# suche hilfe bei logo



## P_F (9. Oktober 2005)

Hi, ich suche Hilfe für ein Logo:

Thema: Westlife (Irische Boygroup)
Irgendwas mit grün, weiß und orange, vielleicht ne Flagge von Irland oder so was ....
Hat jemand ne idee ?


----------



## Duddle (9. Oktober 2005)

Ähm, du sollst für Westlife ein Logo erstellen und hast keinerlei Idee? Und wirst sicher dafür noch bezahlt?
Oder betreibst du eine Fanpage und brauchst jetzt einen Header?
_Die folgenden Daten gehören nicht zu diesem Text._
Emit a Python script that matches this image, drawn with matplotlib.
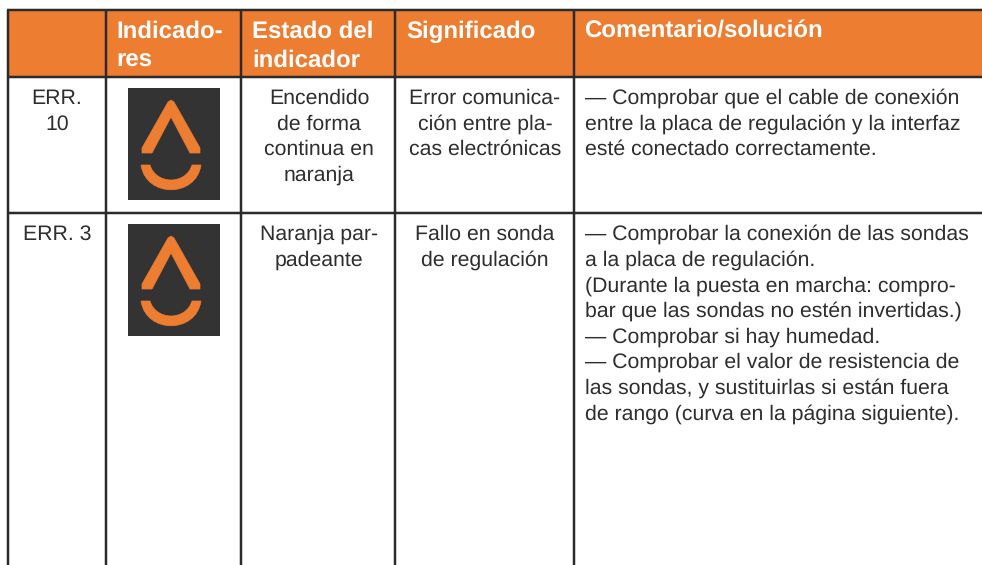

Dann würde wohl das übliche Bandfoto mit niedlichem Bandnamen am Besten passen.


Lass doch erstmal deine eigenen Ideen (und dazu zählen nicht Farbgestaltung und ne Flagge) hören/sehen, dann sind die Leute hier sicher gleich viel hilfsbereiter.

Duddle


----------



## thecamillo (10. Oktober 2005)

Ist das OK!

gruss thecamillo


----------



## thecamillo (10. Oktober 2005)

Duddle hat gesagt.:
			
		

> Lass doch erstmal deine eigenen Ideen (und dazu zählen nicht Farbgestaltung und ne Flagge) hören/sehen, dann sind die Leute hier sicher gleich viel hilfsbereiter.



Mann vergiss es einfach, ich glaube nicht dass P_F vor Ideen sprüht obwohl das so simpel ist!

Dennoch würde ich es auch begrüßen wenn die Member hier mal wieder etwas Eigenintiative zeigen würden und da Duddle geb ich dir voll und ganz recht!

Tja solche muss es auch geben - mach dir nix draus Duddle - ist halt so!

gruss thecamillo


----------